- **Dataset content**:
┌────────

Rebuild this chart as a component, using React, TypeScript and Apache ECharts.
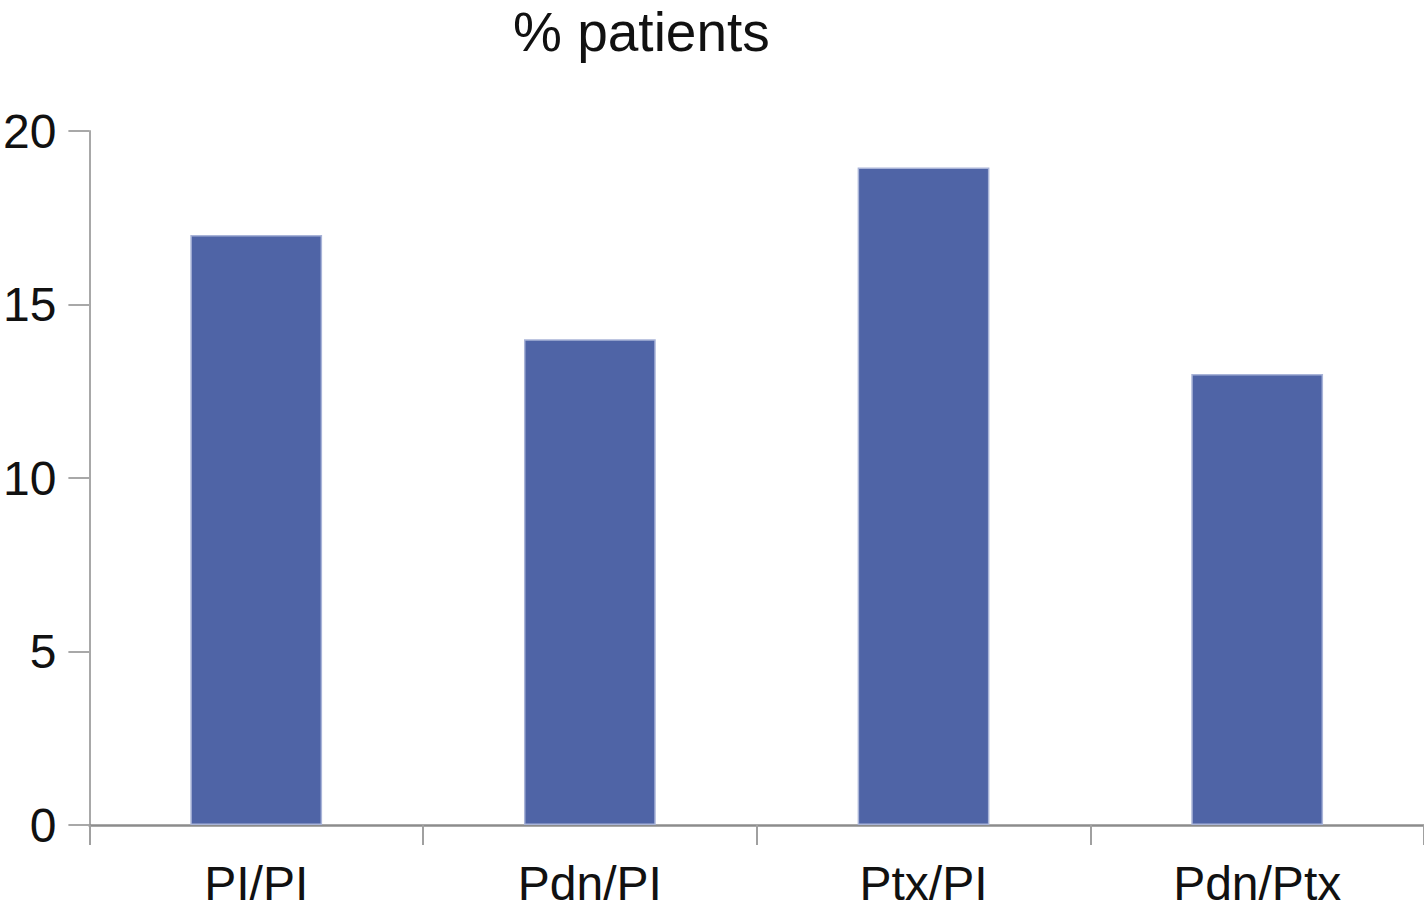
import React, { useEffect, useRef } from "react";
import * as echarts from "echarts";

const categories = ["PI/PI", "Pdn/PI", "Ptx/PI", "Pdn/Ptx"];
const patientPercent = [17, 14, 18.95, 13];
const titleText = "% patients";

export default function App() {
  const ref = useRef<HTMLDivElement>(null);
  useEffect(() => {
    if (!ref.current) return;
    const chart = echarts.init(ref.current, null, { renderer: "svg" });
    chart.setOption({
      animation: false,
      backgroundColor: "#ffffff",
      textStyle: { fontFamily: "Liberation Sans, Arial, sans-serif" },
      title: {
        text: titleText,
        left: 513,
        top: 4,
        padding: 0,
        textStyle: {
          fontSize: 55,
          fontWeight: "normal",
          color: "#111111",
          fontFamily: "Liberation Sans, Arial, sans-serif",
        },
      },
      grid: { left: 86, right: 0, top: 131, bottom: 87, containLabel: false },
      xAxis: {
        type: "category",
        data: categories,
        boundaryGap: true,
        axisLine: { show: true, lineStyle: { color: "#8c8c8c", width: 2.5 } },
        axisTick: { show: true, length: 20, lineStyle: { color: "#a0a0a0", width: 2 } },
        axisLabel: {
          margin: 34,
          fontSize: 48,
          color: "#111111",
          fontFamily: "Liberation Sans, Arial, sans-serif",
        },
        splitLine: { show: false },
      },
      yAxis: {
        type: "value",
        min: 0,
        max: 20,
        interval: 5,
        axisLine: { show: true, lineStyle: { color: "#a8a8a8", width: 2 } },
        axisTick: { show: true, length: 21, lineStyle: { color: "#a8a8a8", width: 2 } },
        axisLabel: {
          margin: 33,
          fontSize: 48,
          color: "#111111",
          fontFamily: "Liberation Sans, Arial, sans-serif",
        },
        splitLine: { show: false },
      },
      series: [
        {
          type: "bar",
          data: patientPercent,
          barWidth: "39.5%",
          itemStyle: {
            color: "#4F64A6",
            borderColor: "#A9B4D8",
            borderWidth: 1.5,
          },
        },
      ],
    });
    return () => chart.dispose();
  }, []);
  return (
    <div
      ref={ref}
      style={{ position: "fixed", left: 0, top: 0, width: 1424, height: 912 }}
    />
  );
}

└────────

- **Directions for this task**: Determine how many lines above contain "React" as a word or string. Give the number alone.

- **Response to this task**: 2